While genuine and sincere thanks for the committee member efforts is entirely warranted and the process to obtain ideas and public input is to be heartily congratulated, the various “stakeholders,” should have bowed out completely at that point and handed their findings over to professional planners without obvious self-interests in any part of the project.
Ad Hoc planning facilitators urged committee members to ignore financial costs and obviously the current city development agreement with the SBHSF was completely ignored. Civility and the “kum-ba-yah” moments of compromise were indeed proper tools for the process, but were not the “product,” requested of the committee. An inspiring plan was the goal, and that plan largely failed to materialize.
As examples, contrary to the “towers,” framing the park to draw people in, this immediately presents “book-ended prison guard towers,” absolutely further blocking the existing views of the waterfront for any passers-by. The DCMM should be completely prevented from expanding either parallel to the bulkhead or eleven stories vertically, both being totally unwarranted intrusions into public space.
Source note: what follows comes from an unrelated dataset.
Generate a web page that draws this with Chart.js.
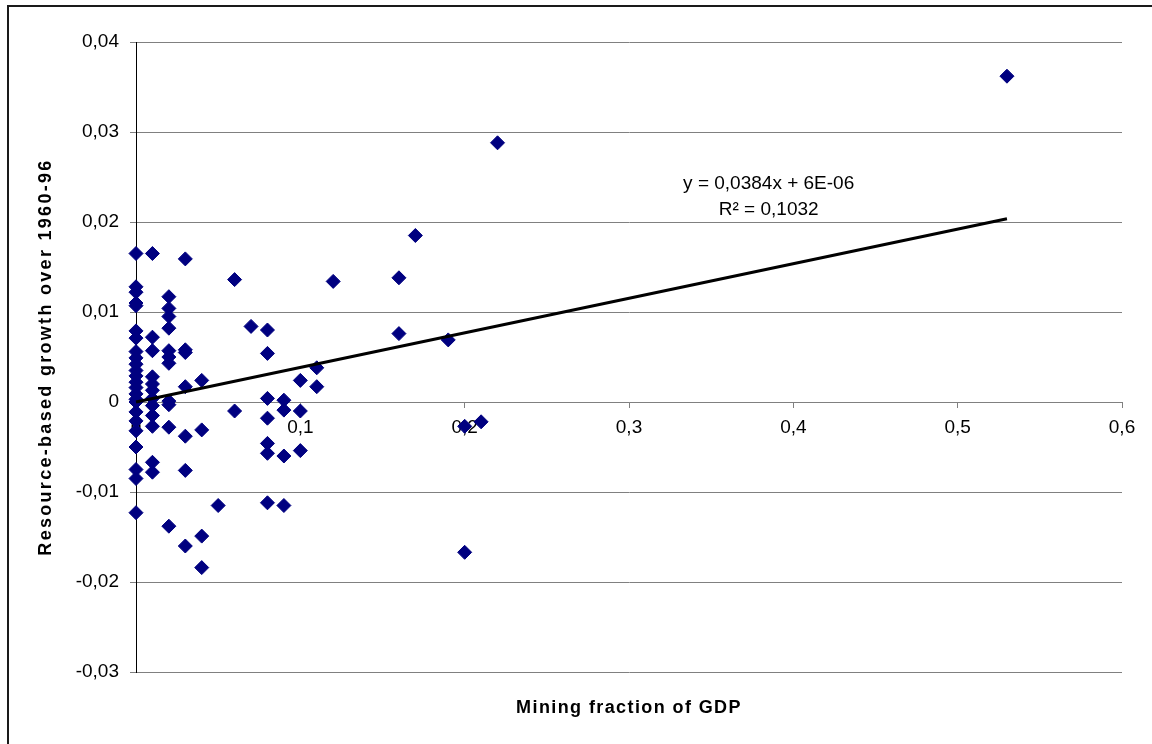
<!DOCTYPE html>
<html>
<head>
<meta charset="utf-8">
<script src="https://cdn.jsdelivr.net/npm/chart.js@4/dist/chart.umd.min.js"></script>
<style>
  html, body { margin: 0; padding: 0; background: #ffffff; }
  #wrap { width: 1152px; height: 744px; position: relative; }
</style>
</head>
<body>
<div id="wrap"><canvas id="c"></canvas></div>
<script>
// ---- data ----
const miningFraction = [
  0,0,0,0,0,0,0,0,0,0,0,0,0,0,0,0,0,0,0,0,0,0,0,0,
  0.01,0.01,0.01,0.01,0.01,0.01,0.01,0.01,0.01,0.01,0.01,0.01,
  0.02,0.02,0.02,0.02,0.02,0.02,0.02,0.02,0.02,0.02,0.02,
  0.03,0.03,0.03,0.03,0.03,0.03,0.03,
  0.04,0.04,0.04,0.04,
  0.05,
  0.06,0.06,
  0.07,
  0.08,0.08,0.08,0.08,0.08,0.08,0.08,
  0.09,0.09,0.09,0.09,
  0.10,0.10,0.10,
  0.11,0.11,
  0.12,
  0.16,0.16,
  0.17,
  0.19,
  0.20,0.20,
  0.21,
  0.22,
  0.53
];
const resourceGrowth = [
  0.0165,0.0128,0.0122,0.0110,0.0107,0.0079,0.0071,0.0056,0.0049,0.0042,0.0035,0.0029,0.0022,0.0016,0.0009,0.0003,0.0000,-0.0011,-0.0021,-0.0032,-0.0050,-0.0075,-0.0085,-0.0123,
  0.0165,0.0072,0.0057,0.0028,0.0020,0.0013,0.0004,-0.0004,-0.0015,-0.0027,-0.0067,-0.0078,
  0.0117,0.0104,0.0095,0.0082,0.0057,0.0050,0.0043,0.0001,-0.0003,-0.0028,-0.0138,
  0.0159,0.0058,0.0055,0.0017,-0.0038,-0.0076,-0.0160,
  0.0024,-0.0031,-0.0149,-0.0184,
  -0.0115,
  0.0136,-0.0010,
  0.0084,
  0.0080,0.0054,0.0004,-0.0018,-0.0046,-0.0057,-0.0112,
  0.0002,-0.0009,-0.0060,-0.0115,
  0.0024,-0.0010,-0.0054,
  0.0038,0.0017,
  0.0134,
  0.0138,0.0076,
  0.0185,
  0.0069,
  -0.0027,-0.0167,
  -0.0022,
  0.0288,
  0.0362
];
const trendSlope = 0.0384;
const trendIntercept = 0.000006;
const trendXRange = [0, 0.53];
const xTickValues = [0, 0.1, 0.2, 0.3, 0.4, 0.5, 0.6];
const yTickValues = [-0.03, -0.02, -0.01, 0, 0.01, 0.02, 0.03, 0.04];
const xAxisTitle = 'Mining fraction of GDP';
const yAxisTitle = 'Resource-based growth over 1960-96';
const equationLines = ['y = 0,0384x + 6E-06', 'R\u00B2 = 0,1032'];

// ---- build chart ----
const scatterPoints = miningFraction.map((x, i) => ({ x: x, y: resourceGrowth[i] }));
const trendPoints = trendXRange.map(x => ({ x: x, y: trendSlope * x + trendIntercept }));

function fmt(v, d) {
  const r = Math.round(v * Math.pow(10, d)) / Math.pow(10, d);
  if (r === 0) return '0';
  return String(r).replace('.', ',');
}

const FONT = '"Liberation Sans", Arial, sans-serif';

const decorPlugin = {
  id: 'decor',
  beforeDraw(chart) {
    const ctx = chart.ctx;
    ctx.save();
    ctx.fillStyle = '#ffffff';
    ctx.fillRect(0, 0, chart.width, chart.height);
    ctx.restore();
  },
  afterDraw(chart) {
    const ctx = chart.ctx;
    const ca = chart.chartArea;
    const xs = chart.scales.x;
    ctx.save();
    // outer frame
    ctx.strokeStyle = '#1a1a1a';
    ctx.lineWidth = 2;
    ctx.strokeRect(8, 6, 1300, 900);
    // x axis title
    ctx.fillStyle = '#000000';
    ctx.font = 'bold 18px ' + FONT;
    try { ctx.letterSpacing = '1.4px'; } catch (e) {}
    ctx.textAlign = 'center';
    ctx.textBaseline = 'alphabetic';
    ctx.fillText(xAxisTitle, (ca.left + ca.right) / 2, 713);
    // y axis title
    try { ctx.letterSpacing = '2.3px'; } catch (e) {}
    ctx.save();
    ctx.translate(51, (ca.top + ca.bottom) / 2);
    ctx.rotate(-Math.PI / 2);
    ctx.fillText(yAxisTitle, 0, 0);
    ctx.restore();
    try { ctx.letterSpacing = '0px'; } catch (e) {}
    // equation
    ctx.font = '19px ' + FONT;
    ctx.textAlign = 'center';
    const ex = xs.getPixelForValue(0.385);
    ctx.fillText(equationLines[0], ex, 189);
    ctx.fillText(equationLines[1], ex, 215);
    ctx.restore();
  }
};

new Chart(document.getElementById('c'), {
  type: 'scatter',
  data: {
    datasets: [
      {
        type: 'line',
        data: trendPoints,
        borderColor: '#000000',
        borderWidth: 3,
        pointRadius: 0,
        fill: false,
        clip: false,
        order: 0
      },
      {
        data: scatterPoints,
        pointStyle: 'rectRot',
        pointRadius: 7,
        pointHoverRadius: 7,
        backgroundColor: '#000080',
        borderColor: '#000080',
        borderWidth: 1,
        clip: false,
        order: 1
      }
    ]
  },
  options: {
    responsive: true,
    maintainAspectRatio: false,
    animation: false,
    events: [],
    layout: { padding: { left: 0, top: 42, right: 30, bottom: 72 } },
    plugins: { legend: { display: false }, tooltip: { enabled: false } },
    scales: {
      x: {
        type: 'linear',
        position: { y: 0 },
        min: 0, max: 0.6,
        afterBuildTicks(scale) { scale.ticks = xTickValues.map(v => ({ value: v })); },
        ticks: {
          callback: v => fmt(v, 1),
          color: '#000000',
          font: { family: FONT, size: 19 },
          padding: 9,
          maxRotation: 0,
          autoSkip: false
        },
        grid: { drawOnChartArea: false, drawTicks: true, tickLength: 5, color: '#808080' },
        border: { display: true, color: '#808080', width: 1 }
      },
      y: {
        type: 'linear',
        position: 'left',
        min: -0.03, max: 0.04,
        afterBuildTicks(scale) { scale.ticks = yTickValues.map(v => ({ value: v })); },
        afterFit(scale) { scale.width = 136; },
        ticks: {
          callback: v => fmt(v, 2),
          color: '#000000',
          font: { family: FONT, size: 19 },
          padding: 11,
          autoSkip: false
        },
        grid: { color: '#808080', lineWidth: 1, drawTicks: true, tickLength: 6 },
        border: { display: true, color: '#000000', width: 1 }
      }
    }
  },
  plugins: [decorPlugin]
});
</script>
</body>
</html>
The “granary,” is the authentic, logical centerpiece to this planning, along with retaining the fleet of tugboats. Following the historic Ahnapee rail spur “trailhead,” into this park to “discover,” the working waterfront is the visitor’s reward and the exploratory challenge and incentive to draw people in.
Each Ad Hoc “stakeholder,” getting something they wanted, either preserving their parking, or their view, or their art or their facility
expansion are counter-intuitive to creating a proper waterfront plan and are the very reasons the entire Ad Hoc committee should have turned over their ideas and findings to the already identified, visionary professional planners.
Stephanie Trenchard was absolutely correct in summarizing that “art,” was relegated to an afterthought. The Ad Hoc, between the bridges planning, exudes irrefutable mendacity and piecemeal petty self-interests, unworthy of further public attention.